In one of the most gorgeous and haunting scenes in The Fabelmans, set during a family camping trip with Uncle Bennie in tow, Williams as Mitzi whirls and twirls in a gauzy Mexican dress, exactly the sort of thing a cool bohemian mom of her era would wear. As she dances, she’s backlit by the headlights of the family’s parked station wagon. Her daughters, like little generals, urge her to stop—everyone can see through her dress! But the men, including Sammy—the movie’s version of awkward boy-genius Steven, played by Gabriel LaBelle—watch, enchanted. Sammy captures it all with his 8-mm camera.
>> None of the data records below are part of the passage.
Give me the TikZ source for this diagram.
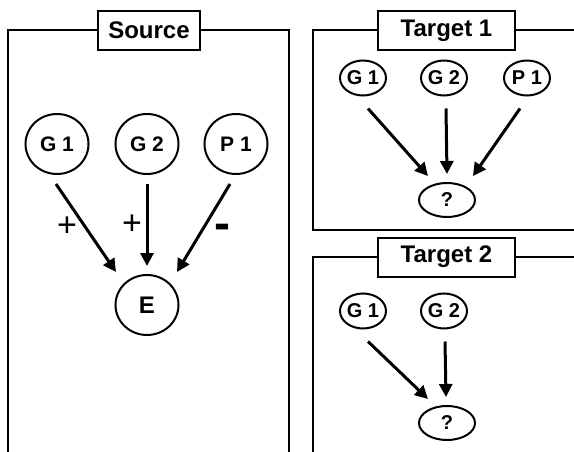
\documentclass[tikz,border=0pt]{standalone}
\usepackage{fontspec}
\setmainfont{Liberation Sans}
\usetikzlibrary{arrows.meta}
\usetikzlibrary{shapes}

\begin{document}
\begin{tikzpicture}[x=1pt, y=-1pt, line width=2pt,
    >={Triangle[length=13pt,width=13pt]},
    title/.style={draw, fill=white, inner sep=0pt, minimum height=39pt, font=\fontsize{24}{24}\selectfont\bfseries},
    gene/.style={draw, ellipse, minimum width=63pt, minimum height=60pt, inner sep=0pt, font=\fontsize{21}{21}\selectfont\bfseries},
    oval/.style={draw, ellipse, minimum width=46pt, minimum height=35pt, inner sep=0pt, font=\fontsize{20}{20}\selectfont\bfseries},
    edge/.style={->, line width=3pt}]
    \useasboundingbox (0,0) rectangle (574,452);
    %% Source
    \draw (149, 30.5) node[title, minimum width=102pt](src){Source} ;
    \draw (8, 452) -- (8, 30.5) -- (src.west) ;
    \draw (src.east) -- (289, 30.5) -- (289, 452) ;
    \draw (57, 144) node[gene](sg1){G 1} ;
    \draw (147, 144) node[gene](sg2){G 2} ;
    \draw (236, 144) node[gene](sp1){P 1} ;
    \draw (147, 305) node[gene, font=\fontsize{24}{24}\selectfont\bfseries](se){E} ;
    \draw[edge] ([shift={(-1,9)}]sg1.south) -- ([shift={(-31,-2)}]se.north) ;
    \draw[edge] ([shift={(0,9)}]sg2.south) -- ([shift={(0,-8)}]se.north) ;
    \draw[edge] ([shift={(-6,9)}]sp1.south) -- ([shift={(30,-2)}]se.north) ;
    \draw (67, 227) node[font=\fontsize{34}{34}\selectfont](plus1){+} ;
    \draw (132, 225) node[font=\fontsize{34}{34}\selectfont](plus2){+} ;
    \draw (222, 232) node[font=\fontsize{48}{48}\selectfont\bfseries](minus){-} ;
    %% Target 1
    \draw (446.5, 30.5) node[title, minimum width=137pt](ta){Target 1} ;
    \draw (574, 230) -- (313, 230) -- (313, 30.5) -- (ta.west) ;
    \draw (ta.east) -- (574, 30.5) ;
    \draw (363, 78) node[oval](ag1){G 1} ;
    \draw (444, 78) node[oval](ag2){G 2} ;
    \draw (527, 78) node[oval](ap1){P 1} ;
    \draw (447, 200) node[oval, minimum width=56pt, minimum height=34pt](aq){?} ;
    \draw[edge] ([shift={(5,12)}]ag1.south) -- ([shift={(-19,-6)}]aq.north) ;
    \draw[edge] ([shift={(2,12)}]ag2.south) -- ([shift={(0,-8)}]aq.north) ;
    \draw[edge] ([shift={(-7,12)}]ap1.south) -- ([shift={(26,-6)}]aq.north) ;
    %% Target 2
    \draw (446.5, 257) node[title, minimum width=137pt](tb){Target 2} ;
    \draw (313, 452) -- (313, 257) -- (tb.west) ;
    \draw (tb.east) -- (574, 257) ;
    \draw (363, 311) node[oval](bg1){G 1} ;
    \draw (444, 311) node[oval](bg2){G 2} ;
    \draw (447, 423) node[oval, minimum width=56pt, minimum height=34pt](bq){?} ;
    \draw[edge] ([shift={(5,12)}]bg1.south) -- ([shift={(-19,-6)}]bq.north) ;
    \draw[edge] ([shift={(1,12)}]bg2.south) -- ([shift={(-1,-8)}]bq.north) ;
\end{tikzpicture}
\end{document}
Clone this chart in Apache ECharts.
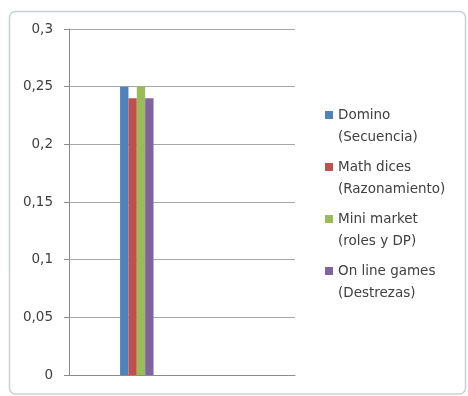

Later, while editing the footage, Sammy will see Mitzi and Bennie walking, almost hand in hand, thinking they can’t be seen—but Mitzi’s face is clearly that of a woman in love. In the real-life story this, Spielberg says, is how he learned of her secret. His parents had often fought bitterly. He speaks of “knowing” what was going on between Bernie and his mother without really acknowledging it to himself. It was the footage he’d shot that opened the window onto his mother’s secret life. “What’s weird for me is that I didn’t believe the truth that my eyes were telling me. I only believed what the film was telling me. And so that became my truth for many things. If the film told me the truth, I would believe it to be a fact.” As he talks, Spielberg seems to be unspooling a truth he’s only recently articulated for himself. But with The Fabelmans, he’s also fully sympathetic to his mother’s unhappiness. The idea of the unhappy midcentury mom is a cliché only if you didn’t have one.
Dads of the ’50s had different burdens, worries about providing for their families, and fears about being seen as weak. What comes through, both in Dano’s performance and in the way Spielberg shapes it, is Spielberg’s current understanding of how much his father loved him—and how much his father loved Leah, even after the marriage crumbled. Spielberg describes him as someone who didn’t shed tears easily. “I was a crier. My dad wasn’t,” he says. “Once when I was a kid, he and my mom had a huge fight. It was dark outside, in the middle of the night. I remember hearing a sound I had never heard before. Of a man sobbing. But it was a high, almost a falsetto. I’d never heard that kind of a sound before. It sounded like there was a ghost in the house.” Spielberg says he got out of bed and tiptoed to the kitchen, where he saw his mother holding his father, who was bent over on her lap. “His back was heaving, he was sobbing so hard.”
These are the things we don’t want to know about our parents when we’re kids, things we don’t want to see; adult pain is almost incomprehensible to children. The suffering of our parents is hard enough to grasp when we’re adults—are we ever really old enough to do so?
Among the first people to see the film were Spielberg’s younger sisters Anne, Sue, and Nancy. “I’ve never been so nervous,” Spielberg says. “I was confident they’d like it because they’d liked the script. They came to the set a couple of times, and they brought some of my mom’s jewelry for Michelle to wear. But seeing the finished product is different from reading a script. A script is a blueprint. You can’t move into a blueprint and have a roof over your head.”
Spielberg says it was hard to go into the screening room after his sisters, formerly the little girls he’d coerced into acting in his childhood films, had finished watching. “The kids,” he says, as if decades of adulthood had melted away, “were just falling apart. Because it brought Dad and Mom back to them in a way that was painful but also liberating.” Discussing the film later, Spielberg says, “was one of the best moments I’ve had in my relationship with all of them. We’ve always been close, but this story brought us back together again as if we were all back in Phoenix.” The blueprint had become a house with a roof.
Yet in making The Fabelmans, Spielberg had something in mind beyond sharing his own story. “I didn’t want to hurt anyone with it,” he says. “There are no villains in this at all. There are simply choices, and we’re not villains for making those choices, no matter who it hurts.”
What Spielberg doesn’t spell out here is that he may also be talking about self-forgiveness. Late in the conversation, he circles back to the story of seeing his father sobbing in his mother’s arms. And he connects it to a moment he dramatized in Close Encounters of the Third Kind, in which the young son of Richard Dreyfuss’s character catches his father crying in the bathtub. Unable to reckon with the depth of his father’s feelings, the boy acts out, slamming the door with clattering ferocity, yelling, “Crybaby, crybaby!”
That, Spielberg says, is what he did when he saw his father crying in his mother’s arms. It was easier to wedge pieces of his story into his movies—into the masculine anguish of Close Encounters; into E.T., with its recently broken family; into his script for Poltergeist, where a little girl presses so close to the television she’s almost absorbed by it. It was easier to put all those things into the movies, rather than into a movie. Spielberg’s mother was right—not about the eyeball-frying capabilities of the TV screen, but about knowing when to leave the safety of metaphor behind and face the overwhelming beauty of the lived experience.